<<<<

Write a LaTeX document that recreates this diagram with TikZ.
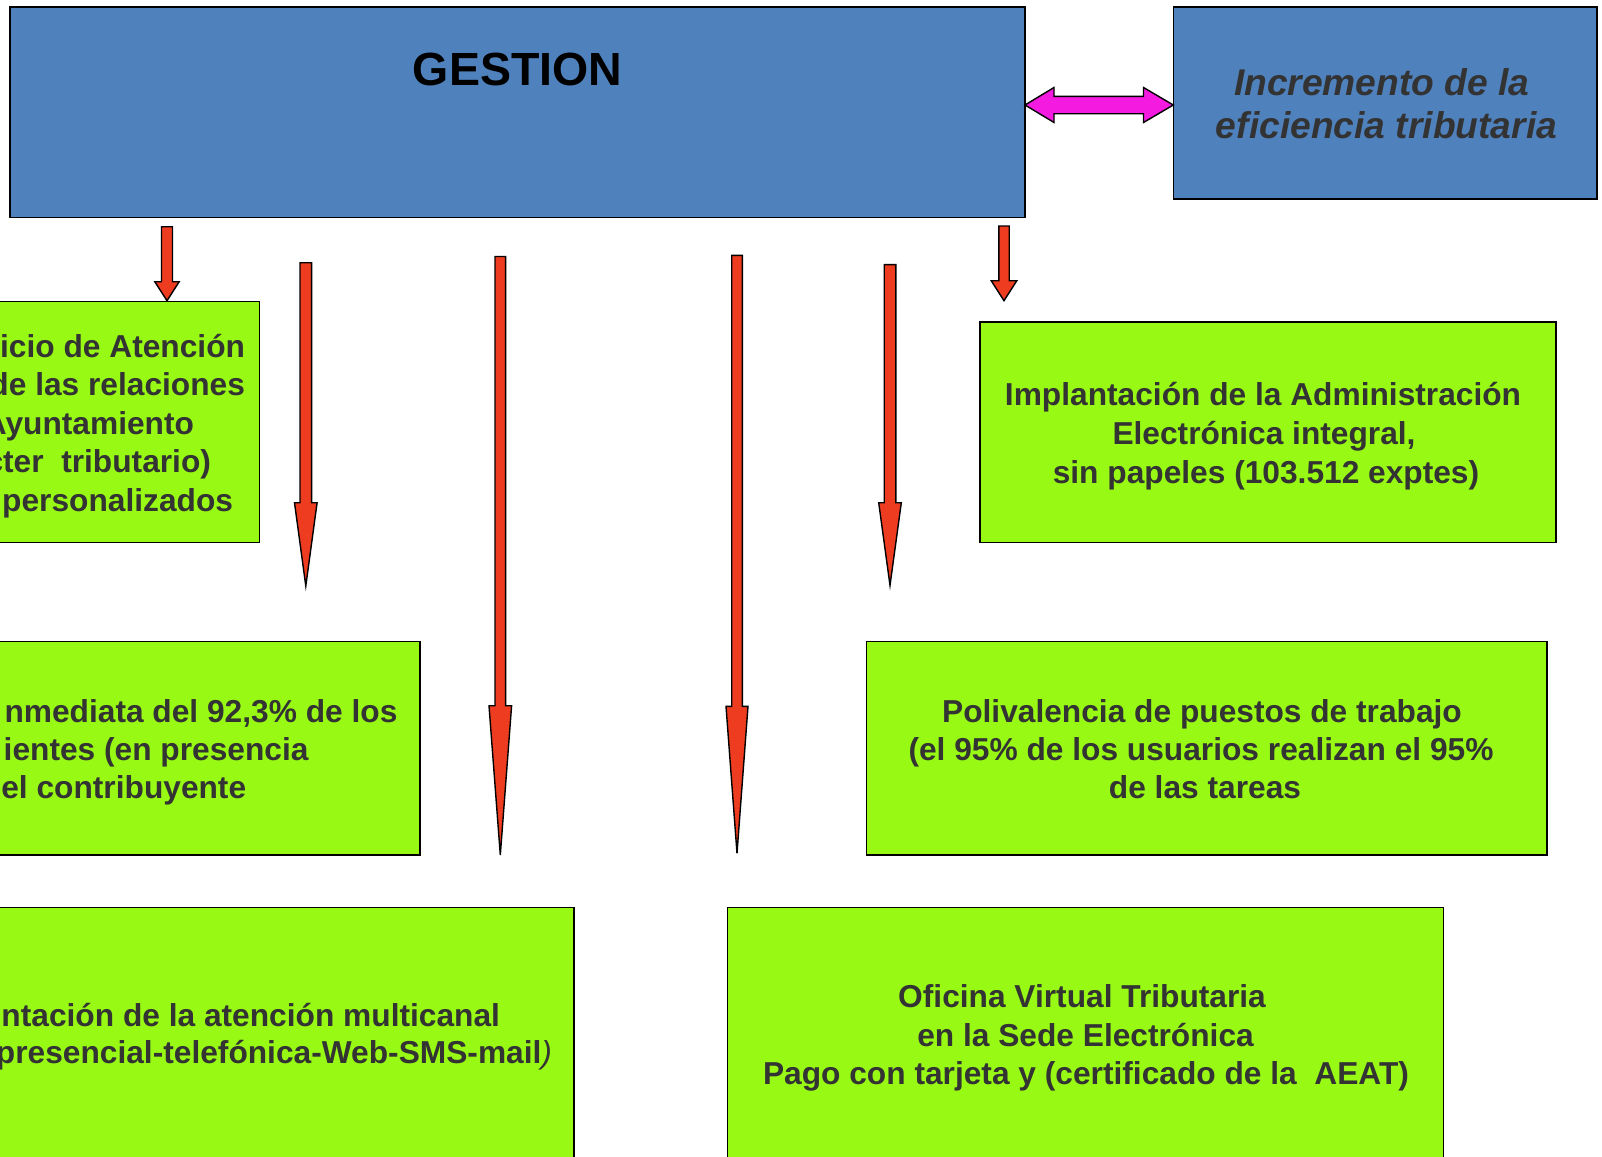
\documentclass[tikz,border=0pt]{standalone}
\usepackage{fontspec}
\setmainfont{Liberation Sans}
\definecolor{blueF}{RGB}{79,129,189}
\definecolor{greenF}{RGB}{152,250,20}
\definecolor{redA}{RGB}{238,60,32}
\definecolor{magA}{RGB}{244,26,224}
\definecolor{tgray}{RGB}{51,51,51}
\newcommand\bdarrow[6]{%
  \draw[redarrow] (#1-#5,#2) -- (#1+#5,#2) -- (#1+#5,#3) -- (#1+#6,#3) -- (#1,#4) -- (#1-#6,#3) -- (#1-#5,#3) -- cycle;}
\tikzset{
  bbox/.style={draw=black, line width=1.6pt, fill=blueF, inner sep=0, outer sep=0, anchor=north west},
  gbox/.style={draw=black, line width=1.6pt, fill=greenF, inner sep=0, outer sep=0, anchor=north west},
  redarrow/.style={draw=black, line width=1.4pt, fill=redA, line join=miter},
  magarrow/.style={draw=black, line width=1.4pt, fill=magA, line join=miter},
  txt/.style={inner sep=0, outer sep=0, text=tgray, font=\bfseries\fontsize{31.7}{37.5}\selectfont},
  ttl/.style={inner sep=0, outer sep=0, text=black, font=\bfseries\fontsize{46.5}{55}\selectfont},
  itx/.style={inner sep=0, outer sep=0, text=tgray, font=\bfseries\itshape\fontsize{37.2}{43.5}\selectfont},
}
\begin{document}
\begin{tikzpicture}[x=1pt,y=-1pt]
\useasboundingbox (0,0) rectangle (1602,1156);
\fill[white] (0,0) rectangle (1602,1156);
\clip (0,0) rectangle (1602,1156);

% top boxes
\node[bbox, minimum width=1014.5pt, minimum height=210.4pt] (gest) at (10.2,7.2) {};
\node[ttl, anchor=base] (gestt) at (517.5,85) {GESTION};
\node[bbox, minimum width=423.8pt, minimum height=192pt] (incr) at (1173.3,7.2) {};
\node[itx, anchor=base] (incr1) at (1381.8,95) {Incremento de la};
\node[itx, anchor=base] (incr2) at (1386.5,138.3) {eficiencia tributaria};

% magenta double arrow
\draw[magarrow] (1025,105) -- (1054,87.5) -- (1054,96.3) -- (1143.5,96.3) -- (1143.5,87.5) -- (1173.3,105)
  -- (1143.5,122.5) -- (1143.5,113.7) -- (1054,113.7) -- (1054,122.5) -- cycle;

% green boxes
\node[gbox, minimum width=279.5pt, minimum height=241pt] (bA) at (-20,301.5) {};
\node[txt, anchor=base east] (a1) at (245,357) {icio de Atención};
\node[txt, anchor=base east] (a2) at (245,395.5) {de las relaciones};
\node[txt, anchor=base east] (a3) at (194,434) {Ayuntamiento};
\node[txt, anchor=base east] (a4) at (211,472.5) {cter\ \ tributario)};
\node[txt, anchor=base east] (a5) at (233,511) {personalizados};

\node[gbox, minimum width=576.2pt, minimum height=220.7pt] (bD) at (979.8,321.8) {};
\node[txt, anchor=base] (d1) at (1263,405) {Implantación de la Administración};
\node[txt, anchor=base] (d2) at (1264,444.5) {Electrónica integral,};
\node[txt, anchor=base] (d3) at (1266,483) {sin papeles (103.512 exptes)};

\node[gbox, minimum width=440pt, minimum height=213.6pt] (bB) at (-20,641.6) {};
\node[txt, anchor=base east] (b1) at (397.4,722.5) {nmediata del 92,3\% de los};
\node[txt, anchor=base east] (b2) at (308.5,760.5) {ientes (en presencia};
\node[txt, anchor=base east] (b3) at (246.2,798.5) {el contribuyente};

\node[gbox, minimum width=680.4pt, minimum height=213.6pt] (bC) at (866.4,641.6) {};
\node[txt, anchor=base] (c1) at (1202,722.5) {Polivalencia de puestos de trabajo};
\node[txt, anchor=base] (c2) at (1201,760.5) {(el 95\% de los usuarios realizan el 95\%};
\node[txt, anchor=base] (c3) at (1205,798.3) {de las tareas};

\node[gbox, minimum width=594.2pt, minimum height=272.5pt] (bE) at (-20,907.5) {};
\node[txt, anchor=base east] (e1) at (500,1026.7) {ntación de la atención multicanal};
\node[txt, anchor=base east] (e2) at (552,1063) {presencial-telefónica-Web-SMS-mail{\mdseries\itshape )}};

\node[gbox, minimum width=716.2pt, minimum height=272.5pt] (bF) at (727.4,907.5) {};
\node[txt, anchor=base] (f1) at (1082,1007.5) {Oficina Virtual Tributaria};
\node[txt, anchor=base] (f2) at (1085.5,1046) {en la Sede Electrónica};
\node[txt, anchor=base] (f3) at (1086,1084.5) {Pago con tarjeta y (certificado de la\ \ AEAT)};

% red block arrows
\bdarrow{167}{226.7}{281.7}{300.7}{5.5}{12.2}
\bdarrow{305.8}{262.7}{502.7}{586}{5.8}{11.3}
\bdarrow{500.3}{256.5}{705.7}{855}{5.3}{11.3}
\bdarrow{737}{255.4}{706.3}{853.3}{5.3}{11}
\bdarrow{890}{264.6}{502.7}{585.4}{5.8}{11.3}
\bdarrow{1004}{226}{280.7}{300.7}{5.2}{12.8}
\end{tikzpicture}
\end{document}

>>>>

JOB:
Leave out the pictures and retype every line above exactly.

FULL OUTPUT:
Write a LaTeX document that recreates this diagram with TikZ.
\documentclass[tikz,border=0pt]{standalone}
\usepackage{fontspec}
\setmainfont{Liberation Sans}
\definecolor{blueF}{RGB}{79,129,189}
\definecolor{greenF}{RGB}{152,250,20}
\definecolor{redA}{RGB}{238,60,32}
\definecolor{magA}{RGB}{244,26,224}
\definecolor{tgray}{RGB}{51,51,51}
\newcommand\bdarrow[6]{%
  \draw[redarrow] (#1-#5,#2) -- (#1+#5,#2) -- (#1+#5,#3) -- (#1+#6,#3) -- (#1,#4) -- (#1-#6,#3) -- (#1-#5,#3) -- cycle;}
\tikzset{
  bbox/.style={draw=black, line width=1.6pt, fill=blueF, inner sep=0, outer sep=0, anchor=north west},
  gbox/.style={draw=black, line width=1.6pt, fill=greenF, inner sep=0, outer sep=0, anchor=north west},
  redarrow/.style={draw=black, line width=1.4pt, fill=redA, line join=miter},
  magarrow/.style={draw=black, line width=1.4pt, fill=magA, line join=miter},
  txt/.style={inner sep=0, outer sep=0, text=tgray, font=\bfseries\fontsize{31.7}{37.5}\selectfont},
  ttl/.style={inner sep=0, outer sep=0, text=black, font=\bfseries\fontsize{46.5}{55}\selectfont},
  itx/.style={inner sep=0, outer sep=0, text=tgray, font=\bfseries\itshape\fontsize{37.2}{43.5}\selectfont},
}
\begin{document}
\begin{tikzpicture}[x=1pt,y=-1pt]
\useasboundingbox (0,0) rectangle (1602,1156);
\fill[white] (0,0) rectangle (1602,1156);
\clip (0,0) rectangle (1602,1156);

% top boxes
\node[bbox, minimum width=1014.5pt, minimum height=210.4pt] (gest) at (10.2,7.2) {};
\node[ttl, anchor=base] (gestt) at (517.5,85) {GESTION};
\node[bbox, minimum width=423.8pt, minimum height=192pt] (incr) at (1173.3,7.2) {};
\node[itx, anchor=base] (incr1) at (1381.8,95) {Incremento de la};
\node[itx, anchor=base] (incr2) at (1386.5,138.3) {eficiencia tributaria};

% magenta double arrow
\draw[magarrow] (1025,105) -- (1054,87.5) -- (1054,96.3) -- (1143.5,96.3) -- (1143.5,87.5) -- (1173.3,105)
  -- (1143.5,122.5) -- (1143.5,113.7) -- (1054,113.7) -- (1054,122.5) -- cycle;

% green boxes
\node[gbox, minimum width=279.5pt, minimum height=241pt] (bA) at (-20,301.5) {};
\node[txt, anchor=base east] (a1) at (245,357) {icio de Atención};
\node[txt, anchor=base east] (a2) at (245,395.5) {de las relaciones};
\node[txt, anchor=base east] (a3) at (194,434) {Ayuntamiento};
\node[txt, anchor=base east] (a4) at (211,472.5) {cter\ \ tributario)};
\node[txt, anchor=base east] (a5) at (233,511) {personalizados};

\node[gbox, minimum width=576.2pt, minimum height=220.7pt] (bD) at (979.8,321.8) {};
\node[txt, anchor=base] (d1) at (1263,405) {Implantación de la Administración};
\node[txt, anchor=base] (d2) at (1264,444.5) {Electrónica integral,};
\node[txt, anchor=base] (d3) at (1266,483) {sin papeles (103.512 exptes)};

\node[gbox, minimum width=440pt, minimum height=213.6pt] (bB) at (-20,641.6) {};
\node[txt, anchor=base east] (b1) at (397.4,722.5) {nmediata del 92,3\% de los};
\node[txt, anchor=base east] (b2) at (308.5,760.5) {ientes (en presencia};
\node[txt, anchor=base east] (b3) at (246.2,798.5) {el contribuyente};

\node[gbox, minimum width=680.4pt, minimum height=213.6pt] (bC) at (866.4,641.6) {};
\node[txt, anchor=base] (c1) at (1202,722.5) {Polivalencia de puestos de trabajo};
\node[txt, anchor=base] (c2) at (1201,760.5) {(el 95\% de los usuarios realizan el 95\%};
\node[txt, anchor=base] (c3) at (1205,798.3) {de las tareas};

\node[gbox, minimum width=594.2pt, minimum height=272.5pt] (bE) at (-20,907.5) {};
\node[txt, anchor=base east] (e1) at (500,1026.7) {ntación de la atención multicanal};
\node[txt, anchor=base east] (e2) at (552,1063) {presencial-telefónica-Web-SMS-mail{\mdseries\itshape )}};

\node[gbox, minimum width=716.2pt, minimum height=272.5pt] (bF) at (727.4,907.5) {};
\node[txt, anchor=base] (f1) at (1082,1007.5) {Oficina Virtual Tributaria};
\node[txt, anchor=base] (f2) at (1085.5,1046) {en la Sede Electrónica};
\node[txt, anchor=base] (f3) at (1086,1084.5) {Pago con tarjeta y (certificado de la\ \ AEAT)};

% red block arrows
\bdarrow{167}{226.7}{281.7}{300.7}{5.5}{12.2}
\bdarrow{305.8}{262.7}{502.7}{586}{5.8}{11.3}
\bdarrow{500.3}{256.5}{705.7}{855}{5.3}{11.3}
\bdarrow{737}{255.4}{706.3}{853.3}{5.3}{11}
\bdarrow{890}{264.6}{502.7}{585.4}{5.8}{11.3}
\bdarrow{1004}{226}{280.7}{300.7}{5.2}{12.8}
\end{tikzpicture}
\end{document}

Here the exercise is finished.